Video: Interpreting Sindhi Folklore with Bina Shah
Drawing on Sindh’s rich cultural heritage as well as its spiritual legacy as the birthplace of generations of Sufi saints, pirs, and mystic poets, in A Season for Martyrs Bina Shah interweaves the present with vignettes of the past from crucial moments in the province’s history. As a Sindhi, it is apparent from Shah’s writing that she feels a deep affinity to her roots, her central character acknowledging an ‘all important truth that everyone had forgotten about Pakistan: if Punjab was the heart of Pakistan, then Sindh was its soul’. In this fascinating interview with Papercuts reportage editor Shahbano Bilgrami, Bina explains why she feels the province’s folklore and history are the perfect backdrop to a novel about contemporary politics, along with details of her sources, her early interest in mythology, and her views on the relevance of folktales and Sufism to modern times.
On the seeming contradiction in A Season for Martyrs, a very contemporary novel about political disaffection that is rooted in the ancient folklore and history of Sindh.
What I was doing in the novel seems like it was at cross-purposes – portraying a modern nation on the one hand and Sindhi folklore on the other. But I always felt that you couldn’t understand modern Sindh unless you knew something about its mystical roots. Just as modern Western culture today is built on the mythology and folklore of the ancient Greek and Roman cultures, so it is in Sindh and Pakistan in general. It’s just that we’re closer to our folklore and our myths and fables and they still have relevance for us today. They are morality tales based on Sufi Islam which I think will continue to guide us for generations to come.
On the role of folktales as living history and their relevance in today’s society.
The interesting thing is that both the most influential figures in Sindh and the poorest of the poor revere our Sufi heritage. Each draws inspiration and guidance from the saints, whether their aim is to survive day-to-day, or to climb to the heights of power. The folklore is not some distant, removed past, but a living history that is even now the engine of Sindh’s soul. I wanted my readers to understand that.
On her research and sources for the folktale elements.
I read up on some of the folklore that I didn’t know enough about, like Zinda Peer, and I uncovered even more layers to the mythology — like the belief that he met Alexander the Great.
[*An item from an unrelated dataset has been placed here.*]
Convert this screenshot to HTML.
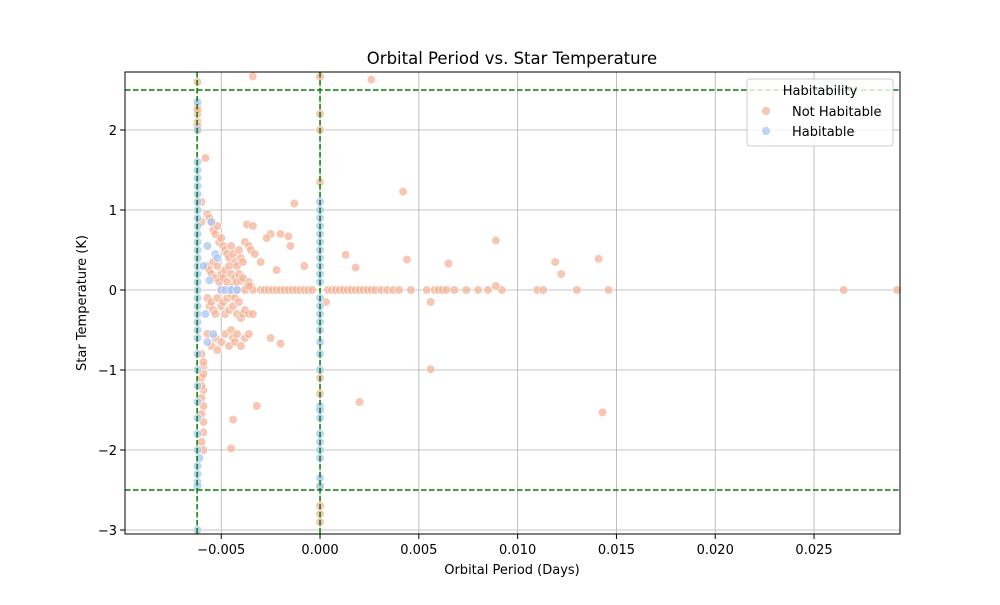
<!DOCTYPE html>
<html><head><meta charset="utf-8"><style>
body{margin:0;background:#fff;}
svg text{font-family:"DejaVu Sans","Liberation Sans",sans-serif;fill:#000;}
</style></head><body>
<svg id="chart" width="1000" height="600" xmlns="http://www.w3.org/2000/svg">
<rect width="1000" height="600" fill="#fff"/>
<g id="grid"></g>
<g id="pts"></g>
<g id="guides"></g>
<rect x="125" y="72" width="775" height="462" fill="none" stroke="#000" stroke-width="1"/>
<g id="xt"></g>
<g id="yt"></g>
<text x="512" y="64" font-size="16.5" text-anchor="middle">Orbital Period vs. Star Temperature</text>
<text x="512" y="574" font-size="13" text-anchor="middle">Orbital Period (Days)</text>
<text transform="translate(86,303) rotate(-90)" font-size="13" text-anchor="middle">Star Temperature (K)</text>
<g>
<rect x="747" y="79" width="146" height="67" rx="3" fill="#fff" fill-opacity="0.8" stroke="#ccc"/>
<text x="820" y="95" font-size="13" text-anchor="middle">Habitability</text>
<circle cx="766" cy="111" r="4.5" fill="#f4b49a" fill-opacity="0.75" stroke="#fff" stroke-width="0.8"/>
<text x="792" y="116" font-size="13">Not Habitable</text>
<circle cx="766" cy="131" r="4.5" fill="#aac7f5" fill-opacity="0.75" stroke="#fff" stroke-width="0.8"/>
<text x="792" y="136" font-size="13">Habitable</text>
</g>
</svg>
<script>
const xTicks=[-0.005,0,0.005,0.010,0.015,0.020,0.025];
const xTickLabels=["−0.005","0.000","0.005","0.010","0.015","0.020","0.025"];
const yTicks=[-3,-2,-1,0,1,2];
const yTickLabels=["−3","−2","−1","0","1","2"];
const vGuides=[-0.00622,0];
const hGuides=[2.5,-2.5];
const nhX=[-0.0062,-0.0062,-0.0062,-0.0062,-0.0062,-0.0058,-0.0060,-0.0060,-0.0059,-0.0060,-0.0059,-0.0060,-0.0059,-0.0060,-0.0059,-0.0059,-0.0060,-0.0059,-0.0060,-0.0059,-0.0060,-0.0059,-0.0062,-0.0062,
-0.0057,-0.0056,-0.0055,-0.0054,-0.0053,-0.0052,-0.0051,-0.0050,-0.0049,-0.0048,-0.0047,-0.0046,-0.0045,-0.0044,-0.0043,-0.0042,-0.0041,-0.0040,-0.0039,-0.0038,-0.0037,-0.0036,-0.0035,-0.0034,-0.0033,
-0.0057,-0.0056,-0.0055,-0.0054,-0.0053,-0.0052,-0.0051,-0.0050,-0.0049,-0.0048,-0.0047,-0.0046,-0.0045,-0.0044,-0.0043,-0.0042,-0.0041,-0.0040,-0.0039,-0.0037,-0.0036,-0.0035,
-0.0057,-0.0056,-0.0055,-0.0054,-0.0053,-0.0052,-0.0050,-0.0049,-0.0048,-0.0047,-0.0046,-0.0045,-0.0044,-0.0043,-0.0042,-0.0041,-0.0040,-0.0039,-0.0038,-0.0036,
-0.0057,-0.0055,-0.0053,-0.0052,-0.0050,-0.0048,-0.0046,-0.0045,-0.0044,-0.0043,-0.0042,-0.0040,-0.0038,-0.0036,
-0.0050,-0.0046,-0.0042,-0.0038,-0.0034,-0.0030,-0.0028,-0.0026,-0.0024,-0.0022,-0.0020,-0.0018,-0.0016,-0.0014,-0.0012,-0.0010,-0.0008,-0.0006,-0.0004,0.0004,0.0006,0.0008,0.0010,0.0012,0.0014,0.0016,0.0018,0.0020,0.0022,0.0024,0.0026,0.0028,0.0031,0.0034,0.0037,0.0040,0.0046,0.0054,0.0058,0.0060,0.0062,0.0064,0.0068,0.0074,0.0080,0.0085,0.0092,0.0110,0.0113,0.0130,0.0146,
-0.0034,0.0026,0,0,0,-0.0013,0.0042,-0.0025,-0.0020,-0.0015,-0.0022,0.0013,0.0018,0.0044,0.0065,0.0089,0.0119,0.0122,0.0141,0.0089,0.0056,0.0003,-0.0025,-0.0020,0.0056,0.0020,-0.0032,-0.0044,-0.0045,0.0143,0.0265,0.0292,0,0,0,0,0,0,0,-0.0008,-0.0016,-0.0027,-0.0030,-0.0034,-0.0036];
const nhY=[2.6,2.3,2.2,2.1,2.0,1.65,1.1,0.85,-0.95,-1.1,-1.25,-1.35,-1.45,-1.55,-1.65,-1.78,-1.9,-2.0,-1.2,-0.9,-0.8,-1.05,2.25,2.05,
0.95,0.9,0.85,0.75,0.7,0.8,0.6,0.65,0.55,0.5,0.45,0.4,0.55,0.45,0.35,0.3,0.5,0.4,0.35,0.6,0.82,0.55,0.5,0.8,0.45,
0.3,0.25,0.2,0.35,0.15,0.3,0.1,0.2,0.15,0.25,0.1,0.3,0.2,0.05,0.15,0.1,0.2,0.12,0.15,0.05,0.1,0.05,
-0.1,-0.2,-0.15,-0.25,-0.3,-0.1,-0.2,-0.15,-0.3,-0.1,-0.25,-0.05,-0.2,-0.1,-0.3,-0.15,-0.35,-0.3,-0.25,-0.3,
-0.55,-0.7,-0.6,-0.75,-0.65,-0.55,-0.7,-0.5,-0.6,-0.65,-0.55,-0.7,-0.6,-0.55,
0,0,0,0,0,0,0,0,0,0,0,0,0,0,0,0,0,0,0,0,0,0,0,0,0,0,0,0,0,0,0,0,0,0,0,0,0,0,0,0,0,0,0,0,0,0,0,0,0,0,0,
2.67,2.63,2.67,2.2,1.35,1.08,1.23,0.7,0.7,0.55,0.25,0.44,0.28,0.38,0.33,0.62,0.35,0.2,0.39,0.05,-0.15,-0.15,-0.6,-0.67,-0.99,-1.4,-1.45,-1.62,-1.98,-1.53,0,0,-2.8,-2.9,-2.45,-1.1,-1.3,-2.7,2.0,0.3,0.67,0.65,0.35,-0.3,0.05];
const hX=[-0.0062,-0.0062,-0.0062,-0.0062,-0.0062,-0.0062,-0.0062,-0.0062,-0.0062,-0.0062,-0.0062,-0.0062,-0.0062,-0.0062,-0.0062,-0.0062,-0.0062,-0.0062,-0.0062,-0.0062,-0.0062,-0.0062,-0.0062,-0.0062,-0.0062,-0.0062,-0.0062,-0.0062,-0.0062,-0.0062,-0.0062,-0.0062,-0.0062,-0.0062,-0.0062,-0.0062,-0.0062,-0.0061,
-0.0055,-0.0057,-0.0053,-0.0059,-0.0056,-0.0052,-0.0058,-0.0054,-0.0057,-0.0050,-0.0048,-0.0044,-0.0045,-0.0042,
0,0,0,0,0,0,0,0,0,0,0,0,0,0,0,0,0,0,0,0,0,0,0,0,0,0,0,0];
const hY=[2.35,2.0,1.6,1.5,1.4,1.3,1.2,1.1,1.0,0.9,0.8,0.7,0.6,0.5,0.4,0.3,0.2,0.1,0,-0.1,-0.2,-0.3,-0.4,-0.5,-0.6,-0.8,-1.0,-1.2,-1.4,-1.6,-1.8,-2.0,-2.2,-2.3,-2.4,-2.45,-3.0,-2.1,
0.85,0.55,0.45,0.3,0.12,0.4,-0.3,-0.55,-0.65,0,0,0,0,0,
1.1,1.0,0.9,0.8,0.7,0.6,0.5,0.4,0.3,0.2,0.1,-0.1,-0.2,-0.3,-0.4,-0.5,-0.65,-0.8,-1.0,-1.45,-1.5,-1.6,-1.8,-1.9,-2.0,-2.1,-2.35,-2.45];
const X0=125,X1=900,Y0=534,Y1=72,XMIN=-0.00987,XMAX=0.02935,YMIN=-3.05,YMAX=2.725;
const sx=v=>X0+(v-XMIN)/(XMAX-XMIN)*(X1-X0);
const sy=v=>Y0-(v-YMIN)/(YMAX-YMIN)*(Y0-Y1);
const NS="http://www.w3.org/2000/svg";
function mk(tag,attrs,parent){const e=document.createElementNS(NS,tag);for(const k in attrs)e.setAttribute(k,attrs[k]);parent.appendChild(e);return e;}
const grid=document.getElementById('grid'),xt=document.getElementById('xt'),yt=document.getElementById('yt');
xTicks.forEach((t,i)=>{const x=sx(t);
const g=mk('line',{x1:x,x2:x,y1:Y1,y2:Y0,stroke:'#b0b0b0','stroke-width':0.8},grid);


const tk=mk('line',{x1:x,x2:x,y1:Y0,y2:Y0+5,stroke:'#000'},xt);


const l=mk('text',{x:x,y:Y0+20,'font-size':13,'text-anchor':'middle'},xt);l.textContent=xTickLabels[i];

});
yTicks.forEach((t,i)=>{const y=sy(t);
const g=mk('line',{x1:X0,x2:X1,y1:y,y2:y,stroke:'#b0b0b0','stroke-width':0.8},grid);


const tk=mk('line',{x1:X0-5,x2:X0,y1:y,y2:y,stroke:'#000'},yt);


const l=mk('text',{x:X0-8,y:y+5,'font-size':13,'text-anchor':'end'},yt);l.textContent=yTickLabels[i];

});
const pts=document.getElementById('pts');
nhX.forEach((v,i)=>{const c=mk('circle',{cx:sx(v),cy:sy(nhY[i]),r:4.3,fill:'#f4b49a','fill-opacity':0.75,stroke:'#fff','stroke-width':0.6},pts);

});
hX.forEach((v,i)=>{const c=mk('circle',{cx:sx(v),cy:sy(hY[i]),r:4.3,fill:'#aac7f5','fill-opacity':0.75,stroke:'#fff','stroke-width':0.6},pts);

});
const gd=document.getElementById('guides');
vGuides.forEach(v=>{const l=mk('line',{x1:sx(v),x2:sx(v),y1:Y1,y2:Y0,stroke:'#008000','stroke-width':1.5,'stroke-dasharray':'5.5,2.5'},gd);

});
hGuides.forEach(v=>{const l=mk('line',{x1:X0,x2:X1,y1:sy(v),y2:sy(v),stroke:'#008000','stroke-width':1.5,'stroke-dasharray':'5.5,2.5'},gd);

});
</script>
</body></html>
I also researched Shah Abdul Latif’s life and the events surrounding the Hur rebellion and the hanging of Pir Pagaro for historical accuracy. I found all this information either in books in my father’s library or information that I found on the internet. I pressured myself to be as precise as possible with things like dates, places, and names. I felt a great responsibility to the material and the people in the stories, and it also helped give the sections some structure. But once I felt confident about those details, I let my imagination run wild. For example, Shah Abdul Latif wrote about the Seven Queens, but I made up the part about there being an Eighth Queen. Why did I do that? Well, it tied in Benazir Bhutto, whose life is already becoming legend, into my narrative. It gave the story a nice sense of connection and completion, even though that’s not really row it ended in real life.
On her earliest memories of folktales.
I’m afraid I don’t really have a favorite Sindhi folktale. I did read Greek and Roman mythology as a child and found it fascinating. They were tales of adventure and love, and the gods and the mortals, and to me they were very dramatic, teaching me about the big issues of life: love, death, fate, destiny. As I grew older, I began to read the Quran, with its many historical stories which have also entered the canon of legend and folklore. And then I started to read Sufi literature and I began to appreciate fables and folklore for what they are: allegories and metaphors for the relationship between the Creator and the created. Fables and folklore are our way of trying to understand our place in the universe vis-à-vis divinity.
On what the myths surrounding the pirs and mystic poets of Sindh mean to her and to the region at large.
What I was most fascinated with was the way history changes over time and becomes myth and legend. I included one story about an ancestor of mine called Jeandal Shah. My father had always told me that legend – that he’d fought a cheetah and survived. I found the story fascinating and wanted to incorporate it into the book. It was a morality tale about not selling your soul in order to gain power. The stories of the saints and pirs and mystical poets are always about the triumph of good over evil, the external as well as the internal struggle of the soul to overcome the ego, and a paean to human rights and women’s rights. If you notice, the themes are always of struggling against oppression, moving towards greater freedom, and eventually, becoming united with God. Our history mirrors these themes, and I think our future will as well.
On the role of Benazir Bhutto in the novel, illustrating how myth-building and folklore continue to prevail in modern Pakistan.
The one drawback of relying on prophecy is that you’re always waiting for a savior to come and make things better. That is simply not what happens in real life, and it won’t happen in Pakistan either. Every time we’ve put our faith in a savior, we’ve been disappointed because they are human, with flaws and failure written into their DNA. Ali Sikandar knows this very well about Benazir Bhutto, but by the end of the book, he too, is drawn to the mythology of the savior. You could say it’s his undoing, because of how the book ultimately ends. I don’t have much faith in saviors myself, not in human form anyway. We have to work harder at saving ourselves.